### Given task
Line by line, repeat the data below exactly, beginning at the first line and ending at the line with "Chart.register(...registerables);". Omit pictures.

### Given material
========

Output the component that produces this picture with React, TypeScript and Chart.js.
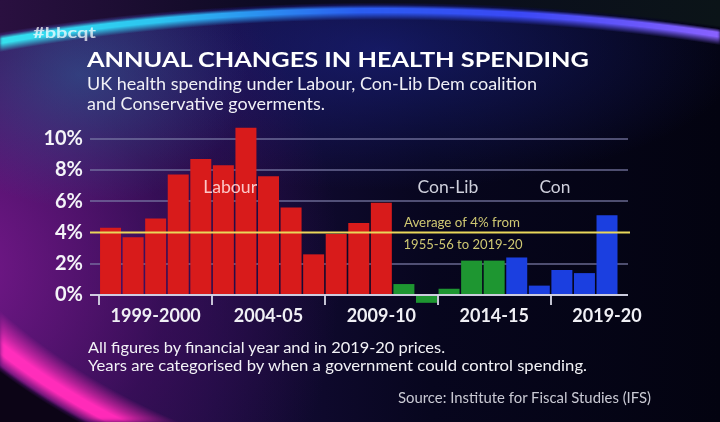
import React, { useEffect, useLayoutEffect, useRef } from "react";
import { Chart, registerables } from "chart.js";

Chart.register(...registerables);

// ---------- data ----------
const years = [
  "1997-98", "1998-99", "1999-2000", "2000-01", "2001-02", "2002-03", "2003-04",
  "2004-05", "2005-06", "2006-07", "2007-08", "2008-09", "2009-10",
  "2010-11", "2011-12", "2012-13", "2013-14", "2014-15",
  "2015-16", "2016-17", "2017-18", "2018-19", "2019-20",
];
const changes = [
  4.3, 3.7, 4.9, 7.7, 8.7, 8.3, 10.7, 7.6, 5.6, 2.6, 3.9, 4.6, 5.9,
  0.7, -0.5, 0.4, 2.2, 2.2,
  2.4, 0.6, 1.6, 1.4, 5.1,
];
const governments = [
  "Labour", "Labour", "Labour", "Labour", "Labour", "Labour", "Labour",
  "Labour", "Labour", "Labour", "Labour", "Labour", "Labour",
  "Con-Lib", "Con-Lib", "Con-Lib", "Con-Lib", "Con-Lib",
  "Con", "Con", "Con", "Con", "Con",
];
const labelledYears = ["1999-2000", "2004-05", "2009-10", "2014-15", "2019-20"];
const yTicks = [0, 2, 4, 6, 8, 10];
const averageGrowth = 4;

// ---------- style ----------
const govColors: Record<string, string> = {
  Labour: "#d81b1b",
  "Con-Lib": "#1e9631",
  Con: "#1b3fe0",
};

const chartNotes = [
  { text: "Labour", x: 5.3, y: 6.95, size: 18, width: 54, color: "rgba(255,214,214,0.92)", weight: "normal" },
  { text: "Con-Lib", x: 14.95, y: 6.95, size: 18, width: 61, color: "#cfd0dc", weight: "normal" },
  { text: "Con", x: 19.69, y: 6.95, size: 18, width: 31, color: "#cfd0dc", weight: "normal" },
  { text: "Average of 4% from", x: 15.57, y: 4.7, size: 14, width: 116, color: "#cfc873", weight: "normal" },
  { text: "1955-56 to 2019-20", x: 15.62, y: 3.27, size: 14, width: 119, color: "#cfc873", weight: "normal" },
];

const pageTexts = [
  { text: "#bbcqt", left: 33, baseline: 38, size: 15, width: 63, weight: 700, color: "rgba(255,255,255,0.72)" },
  { text: "ANNUAL CHANGES IN HEALTH SPENDING", left: 87, baseline: 67, size: 21, width: 502, weight: 700, color: "#ffffff" },
  { text: "UK health spending under Labour, Con-Lib Dem coalition", left: 87, baseline: 90, size: 17, width: 450, weight: 400, color: "#f0f0f6" },
  { text: "and Conservative goverments.", left: 87, baseline: 110, size: 17, width: 238, weight: 400, color: "#f0f0f6" },
  { text: "All figures by financial year and in 2019-20 prices.", left: 88, baseline: 353, size: 15, width: 357, weight: 400, color: "#f2f2f6" },
  { text: "Years are categorised by when a government could control spending.", left: 88, baseline: 371, size: 15, width: 499, weight: 400, color: "#f2f2f6" },
  { text: "Source: Institute for Fiscal Studies (IFS)", left: 398, baseline: 403, size: 15, width: 253, weight: 400, color: "#c9c9d3" },
];

const FONT = "Lato, 'Open Sans', 'DejaVu Sans', sans-serif";

const overlayPlugin = {
  id: "overlay",
  afterDatasetsDraw(chart: any) {
    const { ctx, chartArea, scales } = chart;
    const y = scales.y.getPixelForValue(averageGrowth);
    ctx.save();
    ctx.strokeStyle = "#e9d75a";
    ctx.lineWidth = 2;
    ctx.beginPath();
    ctx.moveTo(chartArea.left, y);
    ctx.lineTo(chartArea.right + 2, y);
    ctx.stroke();
    ctx.restore();
  },
  afterDraw(chart: any) {
    const { ctx, scales } = chart;
    chartNotes.forEach((n) => {
      ctx.save();
      ctx.font = `${n.weight} ${n.size}px ${FONT}`;
      const w = ctx.measureText(n.text).width;
      const px = scales.x.getPixelForValue(n.x);
      const py = scales.y.getPixelForValue(n.y) + 0.358 * n.size;
      ctx.translate(px, py);
      ctx.scale(n.width / w, 1);
      ctx.textAlign = "center";
      ctx.textBaseline = "alphabetic";
      ctx.fillStyle = n.color;
      ctx.fillText(n.text, 0, 0);
      ctx.restore();
    });
  },
};

function FitText(props: any) {
  const ref = useRef<HTMLDivElement>(null);
  const t = props.t;
  useLayoutEffect(() => {
    const el = ref.current;
    if (!el) return;
    el.style.transform = "none";
    const w = el.getBoundingClientRect().width;
    el.style.transform = `scaleX(${t.width / w})`;
  }, [t]);
  return (
    <div
      ref={ref}
      style={{
        position: "absolute",
        left: t.left,
        top: t.baseline - 0.887 * t.size,
        fontFamily: FONT,
        fontSize: t.size,
        lineHeight: `${t.size}px`,
        fontWeight: t.weight,
        color: t.color,
        whiteSpace: "nowrap",
        transformOrigin: "0 0",
      }}
    >
      {t.text}
    </div>
  );
}

export default function App() {
  const canvasRef = useRef<HTMLCanvasElement>(null);

  useEffect(() => {
    if (!canvasRef.current) return;
    const chart = new Chart(canvasRef.current, {
      type: "bar",
      data: {
        datasets: [
          {
            data: changes.map((v, i) => ({ x: i, y: v })),
            backgroundColor: governments.map((g) => govColors[g]),
            borderWidth: 0,
            categoryPercentage: 1,
            barPercentage: 0.93,
            clip: false as any,
          },
        ],
      },
      options: {
        animation: false,
        responsive: false,
        layout: { padding: { left: 0, right: 92, top: 123, bottom: 97 } },
        plugins: { legend: { display: false }, tooltip: { enabled: false }, title: { display: false } },
        scales: {
          x: {
            type: "linear",
            min: -0.91,
            max: 22.93,
            offset: false,
            afterBuildTicks: (s: any) => {
              s.ticks = labelledYears.map((l) => ({ value: years.indexOf(l) }));
            },
            afterFit: (s: any) => {
              s.height = 30;
            },
            border: { display: false },
            grid: {
              drawOnChartArea: false,
              drawTicks: true,
              tickLength: 10,
              lineWidth: 2,
              color: "rgba(215,215,230,0.9)",
            },
            ticks: {
              padding: 0,
              color: "#f0f0f5",
              font: { family: FONT, size: 18, weight: "bold" },
              callback: (v: any) => years[v as number],
              maxRotation: 0,
              autoSkip: false,
            },
          },
          y: {
            min: 0,
            max: 11,
            z: 1,
            afterBuildTicks: (s: any) => {
              s.ticks = yTicks.map((v) => ({ value: v }));
            },
            afterFit: (s: any) => {
              s.width = 90;
            },
            border: { display: false },
            grid: {
              drawTicks: false,
              lineWidth: 2,
              color: (c: any) =>
                c.tick && c.tick.value === averageGrowth
                  ? "rgba(0,0,0,0)"
                  : c.tick && c.tick.value === 0
                  ? "rgba(215,215,232,0.95)"
                  : "rgba(125,125,168,0.62)",
            },
            ticks: {
              padding: 7,
              color: "#f4f4f8",
              font: { family: FONT, size: 20, weight: "bold" },
              callback: (v: any) => `${v}%`,
            },
          },
        },
      },
      plugins: [overlayPlugin],
    });
    return () => chart.destroy();
  }, []);

  const layer = { position: "absolute" as const, left: 0, top: 0, width: 720, height: 422 };

  return (
    <div
      style={{
        ...layer,
        overflow: "hidden",
        background:
          "radial-gradient(ellipse 240px 190px at 80px 75px, rgba(45,120,170,0.45), rgba(45,120,170,0) 70%)," +
          "radial-gradient(ellipse 380px 400px at -40px 270px, rgba(125,25,145,0.9), rgba(75,15,105,0.55) 55%, rgba(60,10,90,0) 100%)," +
          "radial-gradient(ellipse 520px 200px at 380px 50px, rgba(30,40,150,0.55), rgba(30,40,150,0) 70%)," +
          "linear-gradient(90deg, #2b0f4c 0%, #150c3a 30%, #07061e 60%, #030310 100%)",
      }}
    >
      {/* dark area outside top arc */}
      <div
        style={{
          ...layer,
          background: "linear-gradient(90deg, #2a1040 0%, #0a0a20 40%, #0b1418 100%)",
          WebkitMaskImage:
            "radial-gradient(ellipse 800px 250px at 380px 255px, transparent 100%, #000 101%)",
          maskImage: "radial-gradient(ellipse 800px 250px at 380px 255px, transparent 100%, #000 101%)",
        }}
      />
      {/* top arc */}
      <div
        style={{
          ...layer,
          background:
            "linear-gradient(90deg, #35e2ee 0%, #2cc4f0 22%, #2a5cf0 50%, #3a48f5 72%, #8a62ff 100%)",
          WebkitMaskImage:
            "radial-gradient(ellipse 800px 250px at 380px 255px, transparent 94%, #000 97%, #000 98.6%, transparent 100%)",
          maskImage:
            "radial-gradient(ellipse 800px 250px at 380px 255px, transparent 94%, #000 97%, #000 98.6%, transparent 100%)",
          filter: "blur(1.5px)",
        }}
      />
      {/* dark outside pink arc */}
      <div
        style={{
          ...layer,
          background: "#0c0416",
          WebkitMaskImage: "radial-gradient(ellipse 700px 521px at 500px 0px, transparent 100%, #000 101%)",
          maskImage: "radial-gradient(ellipse 700px 521px at 500px 0px, transparent 100%, #000 101%)",
        }}
      />
      {/* pink arc */}
      <div
        style={{
          ...layer,
          background: "linear-gradient(180deg, #ff45d0 0%, #ff2ab8 100%)",
          WebkitMaskImage:
            "radial-gradient(ellipse 700px 521px at 500px 0px, transparent 93%, rgba(0,0,0,0.6) 95.5%, #000 97%, #000 98.5%, transparent 100.5%)",
          maskImage:
            "radial-gradient(ellipse 700px 521px at 500px 0px, transparent 93%, rgba(0,0,0,0.6) 95.5%, #000 97%, #000 98.5%, transparent 100.5%)",
          filter: "blur(2px)",
        }}
      />
      {pageTexts.map((t) => (
        <FitText key={t.text} t={t} />
      ))}
      <canvas ref={canvasRef} width={720} height={422} style={{ ...layer, width: 720, height: 422 }} />
    </div>
  );
}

========

### The result
Output the component that produces this picture with React, TypeScript and Chart.js.
import React, { useEffect, useLayoutEffect, useRef } from "react";
import { Chart, registerables } from "chart.js";

Chart.register(...registerables);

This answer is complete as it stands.